Reli, faz poucos dias, o livro de
Hermann Hesse, O Jogo das Contas de Vidro.
Bem ao final, à guisa de conclusão e resumo da
história, está este poeminha de Rückert:
Nossos dias são preciosos
mas com alegria os vemos passando
se no seu lugar encontramos
uma coisa mais preciosa crescendo:
uma planta rara e exótica,
deleite de um coração jardineiro,
uma criança que estamos ensinando,
um livrinho que estamos escrevendo.
Este poema fala de uma estranha
alegria, a alegria que se tem diante da tristeza
que é ver os preciosos dias passando... A
alegria está no jardim que se planta, na criança
que se ensina, no livrinho que se escreve. Senti
que eu mesmo poderia ter escrito essas
palavras, pois sou jardineiro, sou professor e
escrevo livrinhos. Imagino que o poeta jamais
pensaria em se aposentar. Pois quem deseja
se aposentar daquilo que lhe traz alegria?
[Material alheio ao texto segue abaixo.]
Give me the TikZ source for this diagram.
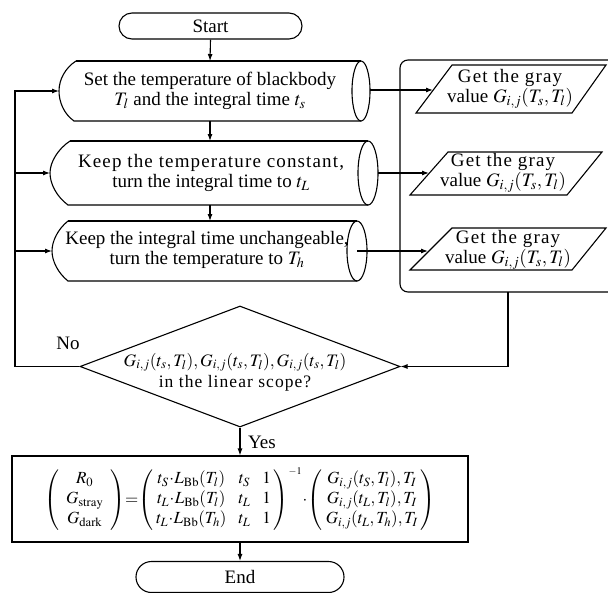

Da
alegria não se aposenta... Algumas páginas
antes o herói da história havia declarado que,
ao final de sua longa caminhada pelas coisas
mais altas do espírito, dentre as quais se
destacava a familiaridade com a sublime beleza
da música e da literatura, descobrira que
ensinar era algo que lhe dava prazer igual, e
que o prazer era tanto maior quanto mais
jovens e mais livres das deformações da
deseducação fossem os estudantes.
Ao ler o texto de Hesse, tive a
impressão de que ele estava simplesmente
repetindo um tema que se encontra em
Nietzsche. O que é bem provável. Fui procurar
e encontrei o lugar onde o filósofo (escrevo esta
palavra com um pedido de perdão aos filósofos
acadêmicos, que nunca o considerariam como
tal, porque ele é poeta demais, “tolo” demais...)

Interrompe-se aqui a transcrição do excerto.